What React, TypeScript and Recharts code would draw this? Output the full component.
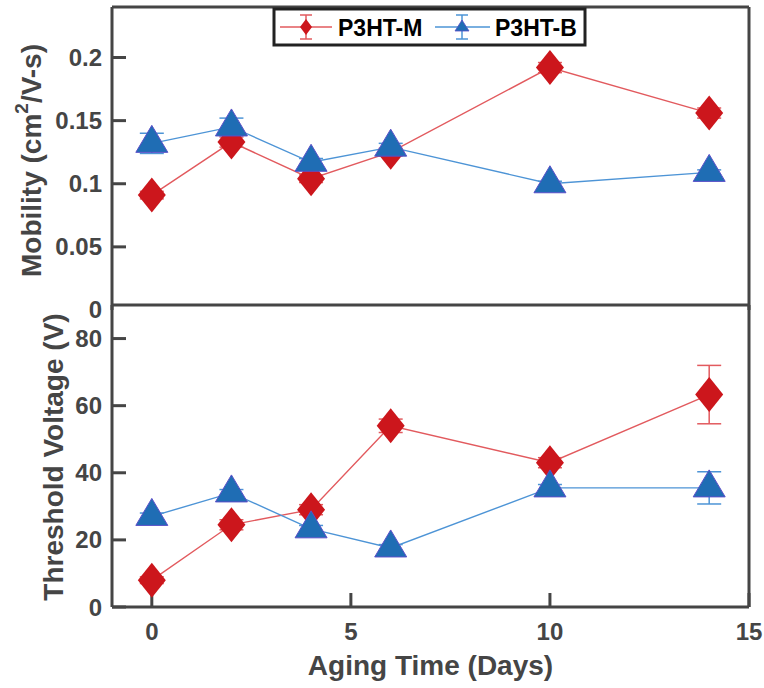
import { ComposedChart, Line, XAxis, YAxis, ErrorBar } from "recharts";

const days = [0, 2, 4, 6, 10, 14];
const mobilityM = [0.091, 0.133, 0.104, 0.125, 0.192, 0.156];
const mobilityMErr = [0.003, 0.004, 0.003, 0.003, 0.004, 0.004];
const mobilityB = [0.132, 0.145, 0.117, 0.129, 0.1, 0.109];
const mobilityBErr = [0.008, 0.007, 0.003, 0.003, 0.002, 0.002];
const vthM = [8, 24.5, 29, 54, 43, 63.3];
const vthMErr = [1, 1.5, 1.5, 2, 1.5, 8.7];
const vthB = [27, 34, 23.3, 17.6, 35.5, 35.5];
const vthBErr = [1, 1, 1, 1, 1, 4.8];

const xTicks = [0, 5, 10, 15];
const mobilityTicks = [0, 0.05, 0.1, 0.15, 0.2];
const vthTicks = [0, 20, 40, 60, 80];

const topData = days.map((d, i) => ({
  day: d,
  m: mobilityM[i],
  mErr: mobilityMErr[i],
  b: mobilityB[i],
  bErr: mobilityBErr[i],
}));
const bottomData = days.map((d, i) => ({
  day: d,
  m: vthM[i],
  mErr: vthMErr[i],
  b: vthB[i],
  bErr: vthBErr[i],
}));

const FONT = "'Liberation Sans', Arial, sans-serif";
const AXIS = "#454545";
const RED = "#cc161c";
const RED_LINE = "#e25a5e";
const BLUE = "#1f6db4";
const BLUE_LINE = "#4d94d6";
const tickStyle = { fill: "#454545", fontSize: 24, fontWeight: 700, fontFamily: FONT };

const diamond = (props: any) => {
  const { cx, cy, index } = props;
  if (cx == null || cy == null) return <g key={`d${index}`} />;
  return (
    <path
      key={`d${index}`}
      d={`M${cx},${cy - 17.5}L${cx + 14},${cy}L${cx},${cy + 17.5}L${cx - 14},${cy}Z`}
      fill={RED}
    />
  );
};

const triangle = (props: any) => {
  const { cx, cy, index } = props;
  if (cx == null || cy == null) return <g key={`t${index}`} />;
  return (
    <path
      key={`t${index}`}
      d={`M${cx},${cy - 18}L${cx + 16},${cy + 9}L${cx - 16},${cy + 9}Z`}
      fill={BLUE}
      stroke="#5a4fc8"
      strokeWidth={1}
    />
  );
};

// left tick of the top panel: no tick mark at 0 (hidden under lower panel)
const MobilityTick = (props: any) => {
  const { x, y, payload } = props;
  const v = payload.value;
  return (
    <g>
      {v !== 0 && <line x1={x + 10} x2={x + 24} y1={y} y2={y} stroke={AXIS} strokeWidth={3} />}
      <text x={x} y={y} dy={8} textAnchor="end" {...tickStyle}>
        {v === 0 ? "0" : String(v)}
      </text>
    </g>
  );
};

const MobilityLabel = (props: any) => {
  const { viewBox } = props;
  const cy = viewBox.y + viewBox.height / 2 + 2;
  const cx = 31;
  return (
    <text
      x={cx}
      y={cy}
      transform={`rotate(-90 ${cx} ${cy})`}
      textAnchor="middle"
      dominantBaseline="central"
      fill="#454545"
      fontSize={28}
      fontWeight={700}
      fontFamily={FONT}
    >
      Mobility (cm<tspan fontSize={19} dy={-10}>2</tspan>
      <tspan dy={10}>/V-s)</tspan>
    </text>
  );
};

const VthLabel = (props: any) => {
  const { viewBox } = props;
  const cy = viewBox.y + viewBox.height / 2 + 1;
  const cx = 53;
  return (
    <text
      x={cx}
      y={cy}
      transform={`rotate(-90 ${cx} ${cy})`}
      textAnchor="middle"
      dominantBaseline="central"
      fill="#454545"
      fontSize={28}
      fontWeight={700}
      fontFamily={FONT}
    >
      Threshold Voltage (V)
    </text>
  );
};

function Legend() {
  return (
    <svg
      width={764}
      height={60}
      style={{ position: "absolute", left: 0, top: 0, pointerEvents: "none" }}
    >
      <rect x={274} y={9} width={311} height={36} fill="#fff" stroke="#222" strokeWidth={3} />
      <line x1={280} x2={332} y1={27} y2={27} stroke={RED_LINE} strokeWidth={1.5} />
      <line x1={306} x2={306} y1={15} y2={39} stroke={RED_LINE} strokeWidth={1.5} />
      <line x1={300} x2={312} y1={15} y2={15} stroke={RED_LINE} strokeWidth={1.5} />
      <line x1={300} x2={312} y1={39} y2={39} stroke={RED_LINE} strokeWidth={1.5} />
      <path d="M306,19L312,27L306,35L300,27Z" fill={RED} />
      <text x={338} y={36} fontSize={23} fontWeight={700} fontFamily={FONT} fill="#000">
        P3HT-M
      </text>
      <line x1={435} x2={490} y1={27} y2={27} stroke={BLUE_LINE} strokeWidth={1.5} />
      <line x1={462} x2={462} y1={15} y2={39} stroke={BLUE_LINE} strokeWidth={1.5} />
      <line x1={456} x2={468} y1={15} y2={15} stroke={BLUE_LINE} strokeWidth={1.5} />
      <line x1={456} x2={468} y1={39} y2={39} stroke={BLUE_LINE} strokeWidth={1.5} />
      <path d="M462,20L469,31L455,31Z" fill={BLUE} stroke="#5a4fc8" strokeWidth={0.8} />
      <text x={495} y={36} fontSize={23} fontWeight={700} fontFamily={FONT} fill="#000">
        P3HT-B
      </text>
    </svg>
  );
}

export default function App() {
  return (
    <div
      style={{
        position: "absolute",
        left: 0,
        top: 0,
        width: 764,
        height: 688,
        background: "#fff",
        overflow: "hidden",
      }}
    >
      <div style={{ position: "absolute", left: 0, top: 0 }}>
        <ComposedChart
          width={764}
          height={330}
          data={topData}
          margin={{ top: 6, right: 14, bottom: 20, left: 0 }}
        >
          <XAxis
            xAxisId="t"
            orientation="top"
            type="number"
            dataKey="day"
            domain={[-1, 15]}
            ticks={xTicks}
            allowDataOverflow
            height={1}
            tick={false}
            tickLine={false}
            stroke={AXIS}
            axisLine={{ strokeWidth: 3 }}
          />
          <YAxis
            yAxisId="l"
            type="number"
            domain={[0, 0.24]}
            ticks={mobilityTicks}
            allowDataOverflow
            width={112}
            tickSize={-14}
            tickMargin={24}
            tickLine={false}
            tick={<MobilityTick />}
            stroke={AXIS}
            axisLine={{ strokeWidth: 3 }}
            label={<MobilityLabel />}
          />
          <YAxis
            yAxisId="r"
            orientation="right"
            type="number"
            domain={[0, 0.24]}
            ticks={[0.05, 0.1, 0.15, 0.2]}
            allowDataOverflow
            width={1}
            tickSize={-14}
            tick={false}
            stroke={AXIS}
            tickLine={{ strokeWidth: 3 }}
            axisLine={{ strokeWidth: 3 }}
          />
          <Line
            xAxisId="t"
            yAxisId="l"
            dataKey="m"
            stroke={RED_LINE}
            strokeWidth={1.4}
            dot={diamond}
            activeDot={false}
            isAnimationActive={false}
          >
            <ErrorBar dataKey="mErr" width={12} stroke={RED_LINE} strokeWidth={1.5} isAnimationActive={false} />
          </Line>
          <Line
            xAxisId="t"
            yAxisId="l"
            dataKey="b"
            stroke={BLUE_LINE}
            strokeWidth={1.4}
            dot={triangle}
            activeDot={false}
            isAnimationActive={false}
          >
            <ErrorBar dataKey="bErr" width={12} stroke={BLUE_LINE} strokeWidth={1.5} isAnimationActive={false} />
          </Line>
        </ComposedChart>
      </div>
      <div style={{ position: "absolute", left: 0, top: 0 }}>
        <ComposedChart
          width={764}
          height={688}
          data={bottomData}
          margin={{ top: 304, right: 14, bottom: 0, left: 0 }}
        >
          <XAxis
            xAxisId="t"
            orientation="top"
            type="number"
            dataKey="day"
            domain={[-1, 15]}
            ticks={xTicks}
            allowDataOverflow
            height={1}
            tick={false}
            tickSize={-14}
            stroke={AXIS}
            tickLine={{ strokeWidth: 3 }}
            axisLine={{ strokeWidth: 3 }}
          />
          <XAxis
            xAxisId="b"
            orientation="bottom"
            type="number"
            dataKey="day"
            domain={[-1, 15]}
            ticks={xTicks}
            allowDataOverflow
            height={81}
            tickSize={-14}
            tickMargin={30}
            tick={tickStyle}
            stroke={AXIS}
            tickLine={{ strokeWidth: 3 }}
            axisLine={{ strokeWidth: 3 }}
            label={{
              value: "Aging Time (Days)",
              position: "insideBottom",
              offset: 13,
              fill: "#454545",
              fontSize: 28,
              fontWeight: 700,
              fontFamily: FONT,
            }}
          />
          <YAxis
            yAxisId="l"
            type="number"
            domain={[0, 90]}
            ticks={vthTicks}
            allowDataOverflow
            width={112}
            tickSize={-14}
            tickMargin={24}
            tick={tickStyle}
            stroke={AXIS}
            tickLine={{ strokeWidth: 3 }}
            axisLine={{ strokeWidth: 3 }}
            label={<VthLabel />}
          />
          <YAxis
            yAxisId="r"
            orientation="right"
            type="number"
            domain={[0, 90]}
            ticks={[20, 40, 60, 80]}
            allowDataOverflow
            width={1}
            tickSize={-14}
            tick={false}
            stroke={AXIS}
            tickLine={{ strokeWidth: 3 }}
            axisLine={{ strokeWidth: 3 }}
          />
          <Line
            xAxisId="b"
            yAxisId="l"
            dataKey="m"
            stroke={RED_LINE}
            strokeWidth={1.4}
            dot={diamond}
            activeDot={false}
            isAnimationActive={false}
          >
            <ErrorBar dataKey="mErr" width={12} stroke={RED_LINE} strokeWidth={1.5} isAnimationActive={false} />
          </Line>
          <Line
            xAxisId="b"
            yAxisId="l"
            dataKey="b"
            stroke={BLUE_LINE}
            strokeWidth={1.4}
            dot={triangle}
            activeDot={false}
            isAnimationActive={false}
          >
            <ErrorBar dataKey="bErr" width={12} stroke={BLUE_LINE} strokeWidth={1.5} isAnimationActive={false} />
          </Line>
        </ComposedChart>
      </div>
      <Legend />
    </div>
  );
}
★ ★ ★ ★ ★
TASK TO COMPLETE
Quote, exactly and only, the lines from the first line of the data above through the line containing "const vthTicks = [0, 20, 40, 60, 80];". The pictures do not belong in it.

TASK RESPONSE
What React, TypeScript and Recharts code would draw this? Output the full component.
import { ComposedChart, Line, XAxis, YAxis, ErrorBar } from "recharts";

const days = [0, 2, 4, 6, 10, 14];
const mobilityM = [0.091, 0.133, 0.104, 0.125, 0.192, 0.156];
const mobilityMErr = [0.003, 0.004, 0.003, 0.003, 0.004, 0.004];
const mobilityB = [0.132, 0.145, 0.117, 0.129, 0.1, 0.109];
const mobilityBErr = [0.008, 0.007, 0.003, 0.003, 0.002, 0.002];
const vthM = [8, 24.5, 29, 54, 43, 63.3];
const vthMErr = [1, 1.5, 1.5, 2, 1.5, 8.7];
const vthB = [27, 34, 23.3, 17.6, 35.5, 35.5];
const vthBErr = [1, 1, 1, 1, 1, 4.8];

const xTicks = [0, 5, 10, 15];
const mobilityTicks = [0, 0.05, 0.1, 0.15, 0.2];
const vthTicks = [0, 20, 40, 60, 80];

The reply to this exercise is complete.